Thursday, May 24, 2012

Textual Analysis


Eric Fode
Hartley-Smith
5/21/2012
The Efficacy of “Complexity in Economic and Financial Markets”
The model currently used to analyze economics is called the standard model. The Standard Model views all parties involved (agents) with the economy that is being modeled as purely rational, completely objective, in agreement about the probability of events occurring in the future given the same information, and completely deductive ( experimental actions are never performed ) in their predictions. Additionally, the Standard Model assumes that all useful information is represented by the current value of an instrument (an item that can be traded) and the current information available to the agent (for example the news).  In “Complexity in Economic and Financial Markets” Arthur explores, establishes the usefulness, and increased accuracy of a more realistic model where all agents involved can make inductive decisions and can have their own beliefs about how the market works.  To accomplish this Arthur first establishes that the standard model has some definite problems when applied to reality and changes it to more accurately model the real world.  Then to show that this inductive version of the model is useful Arthur creates a simulation of the market and with agents of both types.

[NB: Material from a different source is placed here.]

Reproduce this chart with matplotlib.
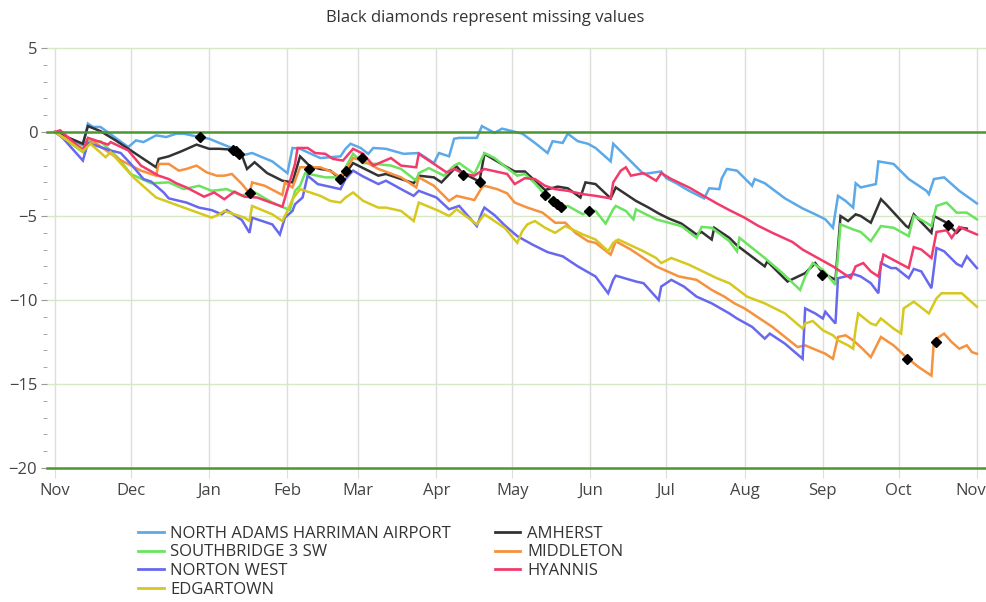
import numpy as np
import pandas as pd
import matplotlib
matplotlib.use("Agg")
import matplotlib.pyplot as plt
import matplotlib.dates as mdates
import matplotlib.transforms as mtransforms
from matplotlib.ticker import MultipleLocator
from matplotlib.lines import Line2D

plt.rcParams['font.family'] = ['Open Sans', 'DejaVu Sans']

# 起点日期, 每个站点: (距起点天数, 累计值)
start_date = pd.Timestamp('2022-11-01')

north_adams = [(0, 0), (11, -0.8), (13, 0.5), (15, 0.3), (18, 0.3), (29, -0.9), (32, -0.5), (35, -0.6),
               (40, -0.2), (44, -0.3), (48, -0.1), (51, -0.1), (57, -0.3), (61, -0.4), (65, -0.65),
               (70, -0.95), (74, -1.4), (78, -1.25), (86, -1.75), (92, -2.45), (94, -0.95), (97, -1.0),
               (105, -1.55), (113, -1.45), (115, -1.0), (117, -0.7), (121, -0.95), (124, -1.3), (126, -0.95),
               (131, -1.0), (138, -1.3), (144, -1.25), (150, -1.85), (152, -1.25), (156, -1.45), (158, -0.4),
               (160, -0.35), (167, -0.35), (169, 0.35), (174, -0.05), (177, 0.2), (185, -0.1), (190, -0.65),
               (195, -1.25), (197, -0.55), (201, -0.65), (203, -0.1), (207, -0.55), (211, -0.7), (214, -0.95),
               (220, -1.75), (221, -0.7), (233, -2.5), (240, -2.35), (242, -2.75), (246, -3.05), (251, -3.5),
               (257, -3.95), (259, -3.35), (263, -3.4), (264, -2.75), (266, -2.2), (270, -2.3), (276, -3.2),
               (277, -2.8), (281, -3.05), (289, -3.95), (296, -4.55), (301, -4.9), (305, -5.2), (308, -5.7),
               (310, -3.8), (313, -4.1), (316, -4.5), (317, -3.05), (319, -3.3), (325, -3.1), (326, -1.75),
               (332, -1.9), (338, -2.8), (345, -3.5), (346, -3.7), (348, -2.8), (352, -2.7), (358, -3.5),
               (365, -4.25)]

amherst = [(0, 0), (11, -0.7), (13, 0.35), (18, 0.05), (24, -0.5), (32, -1.3), (40, -2.1), (41, -1.6),
           (45, -1.45), (50, -1.15), (56, -0.75), (61, -1.0), (65, -1.0), (70, -1.05), (74, -1.4), (76, -2.2),
           (79, -1.8), (84, -2.45), (90, -2.9), (94, -3.0), (97, -1.45), (99, -1.75), (101, -2.05), (105, -2.2),
           (109, -2.3), (113, -2.8), (115, -2.45), (118, -1.85), (122, -2.15), (128, -2.6), (131, -2.5),
           (137, -2.8), (142, -3.05), (144, -2.6), (150, -2.7), (153, -3.0), (159, -2.05), (161, -2.4),
           (168, -2.95), (170, -1.3), (179, -2.1), (182, -2.35), (186, -2.35), (194, -3.45), (199, -3.25),
           (203, -3.35), (208, -3.9), (210, -3.0), (214, -3.1), (220, -3.95), (222, -3.3), (230, -4.1),
           (235, -4.5), (239, -4.85), (243, -5.15), (248, -5.45), (254, -6.1), (256, -5.95), (260, -6.4),
           (261, -5.7), (267, -6.3), (270, -6.75), (281, -8.0), (282, -7.7), (290, -8.9), (297, -8.4),
           (301, -7.8), (304, -8.4), (309, -8.8), (311, -5.0), (314, -5.3), (317, -4.9), (319, -5.0),
           (323, -5.4), (325, -4.7), (327, -4.0), (329, -4.3), (337, -5.6), (338, -5.7), (340, -4.9),
           (347, -6.0), (348, -5.0), (353, -5.4), (357, -6.0), (359, -5.7), (361, -5.75)]

southbridge = [(0, 0), (11, -1.2), (13, -0.55), (18, -0.55), (25, -1.55), (30, -2.5), (38, -3.05), (45, -3.0),
               (51, -3.4), (57, -3.2), (62, -3.5), (68, -3.4), (74, -3.8), (78, -3.5), (86, -4.2), (93, -4.65),
               (95, -3.5), (97, -3.2), (99, -2.45), (107, -2.7), (113, -2.7), (115, -2.1), (118, -1.3),
               (122, -1.85), (127, -1.9), (133, -2.0), (137, -2.2), (143, -2.9), (144, -2.45), (148, -2.15),
               (154, -2.6), (158, -2.0), (160, -1.85), (166, -2.5), (170, -1.25), (174, -1.55), (179, -2.15),
               (183, -2.6), (186, -2.5), (190, -3.05), (194, -3.75), (197, -4.1), (199, -4.3), (200, -4.45),
               (203, -4.4), (209, -4.9), (211, -4.7), (214, -4.7), (218, -5.45), (221, -4.6), (222, -4.4),
               (226, -4.7), (229, -5.2), (230, -4.6), (238, -5.2), (243, -5.4), (248, -5.6), (254, -6.3),
               (256, -5.65), (260, -5.7), (267, -6.5), (270, -7.1), (271, -6.3), (281, -7.5), (288, -8.4),
               (295, -9.4), (297, -8.6), (300, -7.8), (304, -8.2), (309, -9.1), (311, -5.5), (316, -5.8),
               (319, -5.95), (323, -6.5), (327, -5.6), (332, -5.7), (338, -6.2), (340, -5.0), (345, -5.4),
               (347, -5.6), (349, -4.4), (353, -4.2), (357, -4.8), (361, -4.8), (365, -5.2)]

middleton = [(0, 0), (11, -1.0), (13, -0.6), (15, -0.55), (25, -1.6), (34, -2.3), (40, -2.6), (41, -1.9),
             (45, -1.9), (49, -2.3), (52, -2.2), (56, -2.0), (60, -2.4), (64, -2.6), (67, -2.6), (70, -2.5),
             (74, -3.1), (77, -3.65), (78, -3.0), (83, -3.2), (90, -3.75), (91, -3.0), (94, -3.3), (97, -2.1),
             (101, -2.1), (105, -2.1), (110, -2.4), (113, -2.7), (115, -2.3), (118, -1.55), (122, -1.7),
             (128, -2.2), (137, -2.7), (143, -3.3), (144, -2.7), (150, -3.2), (156, -4.1), (159, -3.8),
             (166, -4.05), (169, -3.3), (170, -3.2), (175, -3.4), (179, -3.65), (182, -4.2), (187, -4.5),
             (193, -4.8), (198, -5.4), (202, -5.4), (206, -6.0), (211, -6.5), (214, -6.6), (220, -7.3),
             (222, -6.5), (228, -7.0), (233, -7.5), (238, -8.0), (241, -8.2), (247, -8.6), (254, -8.8),
             (260, -9.4), (265, -9.8), (269, -10.2), (273, -10.5), (278, -11.0), (284, -11.6), (289, -12.2),
             (294, -12.8), (297, -12.7), (305, -13.2), (308, -13.5), (310, -12.2), (313, -12.1), (316, -12.4),
             (319, -12.8), (323, -13.4), (325, -12.8), (327, -12.2), (332, -12.7), (337, -13.4), (342, -14.0),
             (347, -14.5), (348, -12.4), (352, -12.0), (355, -12.5), (358, -12.9), (361, -12.7), (363, -13.1),
             (365, -13.2)]

norton_west = [(0, 0), (3, -0.35), (11, -1.7), (13, -0.65), (18, -0.9), (22, -1.1), (26, -1.25), (30, -1.9),
               (35, -2.8), (38, -2.95), (43, -3.6), (45, -3.95), (52, -4.2), (57, -4.5), (62, -4.65), (66, -4.9),
               (68, -4.65), (74, -5.25), (77, -6.0), (78, -5.1), (86, -5.5), (89, -6.1), (91, -5.1), (94, -4.7),
               (95, -4.3), (98, -3.9), (100, -2.6), (104, -3.1), (107, -3.2), (113, -3.4), (115, -2.8),
               (118, -2.3), (122, -2.65), (128, -3.1), (131, -2.9), (137, -3.4), (142, -3.8), (144, -3.5),
               (151, -3.9), (156, -4.6), (160, -4.4), (167, -5.6), (169, -4.8), (170, -4.5), (174, -4.95),
               (178, -5.55), (183, -6.2), (189, -6.7), (195, -7.15), (201, -7.4), (207, -8.0), (214, -8.6),
               (219, -9.6), (221, -8.8), (222, -8.55), (230, -8.9), (233, -9.0), (239, -10.0), (240, -9.2),
               (244, -8.8), (249, -9.2), (254, -9.8), (260, -10.2), (267, -10.8), (270, -11.1), (276, -11.6),
               (281, -12.3), (283, -12.0), (289, -12.6), (296, -13.5), (297, -10.5), (301, -10.8), (304, -11.1),
               (305, -10.7), (309, -11.4), (310, -8.7), (313, -8.6), (316, -8.45), (319, -8.6), (323, -9.0),
               (326, -9.6), (327, -7.8), (331, -8.1), (333, -8.1), (338, -8.7), (340, -8.15), (343, -8.3),
               (347, -9.3), (349, -6.9), (352, -7.1), (357, -7.85), (359, -8.0), (361, -7.4), (365, -8.1)]

hyannis = [(0, 0), (2, 0.1), (11, -1.1), (13, -0.35), (18, -0.6), (21, -0.75), (22, -0.6), (29, -1.1),
           (34, -2.0), (41, -2.6), (45, -2.8), (48, -3.05), (52, -3.3), (59, -3.85), (63, -3.6), (67, -4.0),
           (71, -3.55), (75, -3.85), (80, -3.9), (90, -4.45), (95, -1.9), (96, -0.95), (100, -0.95),
           (103, -1.25), (107, -1.3), (110, -1.6), (114, -1.7), (118, -1.0), (122, -1.3), (126, -2.0),
           (133, -1.55), (137, -2.0), (143, -2.1), (144, -1.3), (150, -1.9), (155, -2.4), (158, -2.2),
           (162, -2.5), (166, -2.6), (170, -2.2), (179, -2.5), (182, -3.1), (186, -2.75), (190, -2.8),
           (194, -3.2), (198, -3.4), (203, -3.5), (209, -3.7), (214, -3.8), (220, -3.95), (221, -3.0),
           (224, -2.3), (226, -2.1), (228, -2.6), (233, -2.45), (238, -2.9), (240, -2.45), (244, -2.8),
           (251, -3.3), (262, -4.25), (267, -4.65), (273, -5.1), (278, -5.55), (284, -6.0), (292, -6.55),
           (296, -7.0), (302, -7.5), (308, -8.0), (310, -8.2), (315, -8.7), (317, -8.0), (320, -7.8),
           (323, -8.3), (326, -8.6), (328, -7.3), (333, -7.7), (338, -8.1), (340, -6.85), (343, -7.0),
           (347, -7.5), (349, -5.95), (353, -5.85), (355, -6.3), (358, -5.65), (365, -6.1)]

edgartown = [(0, 0), (11, -1.15), (14, -0.7), (20, -1.5), (22, -1.2), (31, -2.7), (40, -3.9), (51, -4.5),
             (62, -5.1), (65, -4.9), (67, -4.7), (75, -5.1), (77, -5.3), (78, -4.4), (86, -4.9), (90, -5.3),
             (92, -4.7), (94, -4.0), (97, -3.4), (101, -3.6), (105, -3.8), (109, -4.1), (113, -4.2),
             (115, -3.9), (118, -3.6), (122, -4.1), (128, -4.5), (131, -4.5), (137, -4.7), (142, -5.3),
             (144, -4.2), (152, -4.7), (156, -5.0), (159, -4.6), (167, -5.5), (170, -4.9), (178, -5.7),
             (183, -6.6), (185, -5.9), (187, -5.5), (190, -5.3), (194, -5.7), (198, -6.0), (202, -5.6),
             (209, -6.1), (214, -6.4), (219, -7.1), (221, -6.6), (223, -6.4), (233, -7.1), (238, -7.5),
             (240, -7.8), (244, -7.5), (251, -7.9), (262, -8.7), (267, -9.0), (274, -9.8), (281, -10.2),
             (285, -10.5), (289, -10.8), (296, -11.7), (297, -11.4), (300, -11.25), (304, -11.8), (308, -12.1),
             (310, -12.4), (314, -12.7), (316, -12.9), (317, -11.7), (318, -10.8), (323, -11.4), (325, -11.5),
             (327, -11.1), (332, -11.7), (335, -12.0), (336, -10.5), (337, -10.4), (340, -10.1), (346, -10.8),
             (349, -9.9), (351, -9.6), (355, -9.6), (359, -9.6), (365, -10.4)]

# 缺失值 (黑色菱形)
missing_days = [57.4, 70.5, 71.7, 72.8, 77.2, 100.6, 112.8, 115.2, 121.5, 161.5, 168.3,
                194.0, 197.1, 198.7, 200.3, 211.4, 303.6, 337.3, 348.8, 353.5]
missing_vals = [-0.3, -1.05, -1.15, -1.3, -3.65, -2.2, -2.8, -2.3, -1.55, -2.55, -2.95,
                -3.75, -4.1, -4.3, -4.45, -4.7, -8.5, -13.5, -12.5, -5.55]

stations = ['NORTH ADAMS HARRIMAN AIRPORT', 'AMHERST', 'SOUTHBRIDGE 3 SW', 'MIDDLETON',
            'NORTON WEST', 'HYANNIS', 'EDGARTOWN']
series = [north_adams, amherst, southbridge, middleton, norton_west, hyannis, edgartown]
colors = ['#5ba9e9', '#333333', '#6be35f', '#f6913d', '#6868ee', '#f23a6c', '#d6c81e']


def to_dates(days):
    return start_date + pd.to_timedelta(np.asarray(days, dtype=float), unit='D')


fig = plt.figure(figsize=(9.87, 6.02), dpi=100)
ax = fig.add_axes([47 / 987, 1 - 468 / 602, 940 / 987, 420 / 602])

# 网格线
for y in [5, -5, -10, -15]:
    ax.axhline(y, color='#d6e8c6', lw=1.0, zorder=0, clip_on=False)
for y in [0, -20]:
    ax.axhline(y, color='#4a9630', lw=1.8, zorder=3, clip_on=False)

handles = {}
for name, data, c in zip(stations, series, colors):
    d, v = zip(*data)
    ln, = ax.plot(to_dates(d), v, color=c, lw=1.8, zorder=2, solid_joinstyle='miter')
    handles[name] = ln

ax.plot(to_dates(missing_days), missing_vals, linestyle='none', marker='D',
        color='black', markersize=5, zorder=4)

ax.set_ylim(-20, 5)
ax.set_xlim(start_date - pd.Timedelta(days=3.2), start_date + pd.Timedelta(days=369))

ax.xaxis.set_major_locator(mdates.MonthLocator())
ax.xaxis.set_major_formatter(mdates.DateFormatter('%b'))
ax.yaxis.set_major_locator(MultipleLocator(5))
ax.yaxis.set_minor_locator(MultipleLocator(1))
ax.grid(axis='x', color='#dcdfd8', lw=1.0, zorder=0)

for s in ax.spines.values():
    s.set_visible(False)
ax.tick_params(axis='x', length=7, color='#dcdfd8', labelsize=12, labelcolor='#444444', pad=4)
ax.tick_params(axis='y', which='major', length=4, color='#999999', labelsize=12,
               labelcolor='#444444', pad=3)
ax.tick_params(axis='y', which='minor', length=3, color='#999999')

# 最右侧的 "Nov" 稍微左移, 避免被裁切
fig.canvas.draw()
last_lbl = ax.get_xticklabels()[-1]
last_lbl.set_transform(last_lbl.get_transform() +
                       mtransforms.ScaledTranslation(-6 / 100, 0, fig.dpi_scale_trans))

fig.text(485 / 987, 1 - 18 / 602, 'Black diamonds represent missing values',
         ha='center', va='center', fontsize=12, color='#333333')

order = ['NORTH ADAMS HARRIMAN AIRPORT', 'SOUTHBRIDGE 3 SW', 'NORTON WEST', 'EDGARTOWN',
         'AMHERST', 'MIDDLETON', 'HYANNIS']
leg_handles = [Line2D([], [], color=handles[n].get_color(), lw=2) for n in order]
fig.legend(leg_handles, order, loc='upper left', bbox_to_anchor=(138 / 987, 1 - 526 / 602),
           ncol=2, frameon=False, fontsize=12, handlelength=1.55, handletextpad=0.4,
           columnspacing=2.6, labelspacing=0.15, borderpad=0, borderaxespad=0,
           labelcolor='#333333')

fig.savefig('out.png', dpi=100)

This results in strong evidence that his hypothesis is correct. “Complexity in Economic and Financial Markets” has qualities that make it a very convincing and memorable read. First, it is logically sound and walks the reader through the logic used in a very unique way. Second, Arthur’s paper supports any new claims it makes with well explained experimental evidence. Finally, it is an enjoyable read.
Arthur’s work is logically sound; every claim clearly follows the previous claims. The reader is not expected to make leaps of logic on their own. This block of text talking about why rational expectations do not adequately model the motives of agents is an exemplary example:
“Rational expectations are useful in demonstrating logical equilibrium outcomes and analyzing their consequences. But in the real world they break down easily. If some agents lack the computing power to deduce the posited outcome; or if some arrive logically at different conclusions from the same data (as they might in a pattern recognition problem); or if there is more than one rational expectations equilibrium with no means to coordinate which is chosen; then some agents may deviate in their expectations. And if some deviate, the world that is created may change, so that others should logically predict something different and deviate too. And so rational expectations can unravel easily. Unless there are special circumstances, they are not robust.”
As well as having clear logic Arthur leads the reader through thought experiments that help solidify the ideas presented multiple times as most prominently demonstrated in the section about the standard model. For example to demonstrate the issues that come along with rational expectations Arthur presents the Guessing Game (Nagel, 1994) but walks the reader through it using rational expectations as the basis for the players to make decisions. This effectively demonstrates in a fashion that can be explained to anyone when rational expectations break down.
 Arthur supports any new claims he is making with research that is well documented and explained in a manner that leaves nothing to the reader to figure out. When Arthur is presenting the software that he and his team developed to test the accuracy of each model each component of the software is meticulously described in close to plain English. For example when describing what kind of models the software agents in his simulation can construct he gives a concrete example:
“For example, (in words) a model might be “If today’s price is higher than its average in the last 100 days, predict that tomorrow’s price will be 3% higher than today’s.”
This excerpt is completely free of computer and economic jargon, but still clearly demonstrates the style of model that the software agent can create. By doing this consistently throughout the paper Arthur has made the paper much clearer and enables the reader to spend more time thinking about the ideas presented rather than spend it thinking about what Arthur was trying to say.
 Not only was Arthur’s paper a very solid read it was and enjoyable read. In Arthur’s paper there are multiple instances where Arthur uses a metaphor that is not technical to guide the direction of the paper. Arthur did this twice, once while presenting the logical contradictions created when you try to apply the standard model to a system where people have different beliefs about the market  “Let us follow the story logically, and watch it unravel.”  And second when introducing the reasoning for the market simulation: “And given the innate complication of dealing with not just one expectational model but an ocean of beliefs, how might its implications be studied?”
Not only did Arthur’s paper very effectively and accessibly describes some of the core concepts used in modern economic complexity theory. Arthur also demonstrated the use of thought experiments to help the reader solidify new ideas and used accessible language describe complex experiments. The ideas that this paper presented are also critical in the design of software trading agents. This has directed my research towards using a system that can quickly acquire, discard, and propagate patterns so that it can co-evolve with the market (as described in the article).